There are grandmas who made it with beer, those who never used orange rind, those who skipped caraway in favor of cardamom, or who gave it their own secret tweak.
They are all excellent recipes, OK?
But here is ours, derived from several versions.
Limpa, by definition, is the Swedish word for loaf. It’s most often described as a rye bread made with molasses and brown sugar, so it’s slightly sweeter than the staid and sturdy loaves often associated with rye.
But limpa, at least in America, often is an orange-tinged, spice-scented loaf. It makes great toast, but an even better foundation for those open-faced Scandinavian sandwiches called smørrebrød.
These sandwiches are edible works of art, a thin slice of limpa ready to receive soft folds of smoked salmon, hard-cooked eggs, fronds of dill, rare roast beef, radishes, pickled onions, roasted beets, pickled shrimp or whatever strikes your fancy, in a combination that stokes your appetite.
On a hot summer evening, cold beverage at the ready, limpa is the first step to a perfect supper.

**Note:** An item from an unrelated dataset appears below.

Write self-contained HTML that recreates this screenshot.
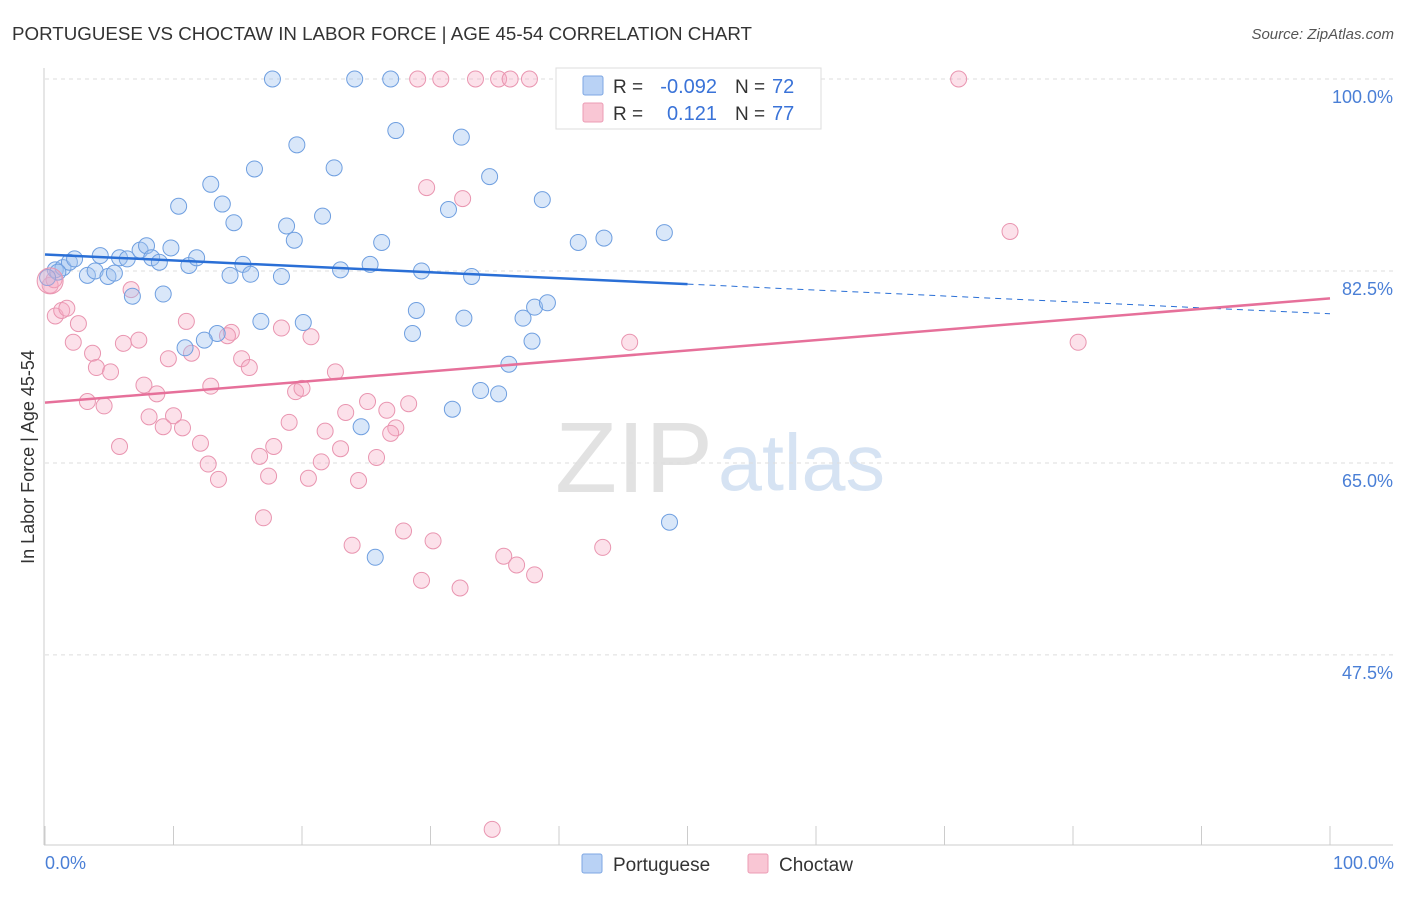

The bread itself isn’t difficult. Rye flour has a reputation for making a sticky dough, but a proportion of bread flour makes it easier to knead.
We like a combo of caraway, anise and fennel seeds, but if you’re among those who regard caraway as the devil’s spawn, you can leave it out. Grind the seeds in a mortar and pestle or a coffee grinder. (Just make sure to wipe out the coffee grinder before the next morning’s beans.)
Orange zest is simply a joy to bake with, infusing the kitchen with citrus aromas. We’ve also added some juice to the egg yolk glaze.
Maybe your grandma did that, too. Or maybe she rubbed the baked loaves with the paper from the stick of butter, or she let the limpa be. That’s the beauty of an ethnic recipe: It’s the result of many hands over the years — now, yours among them.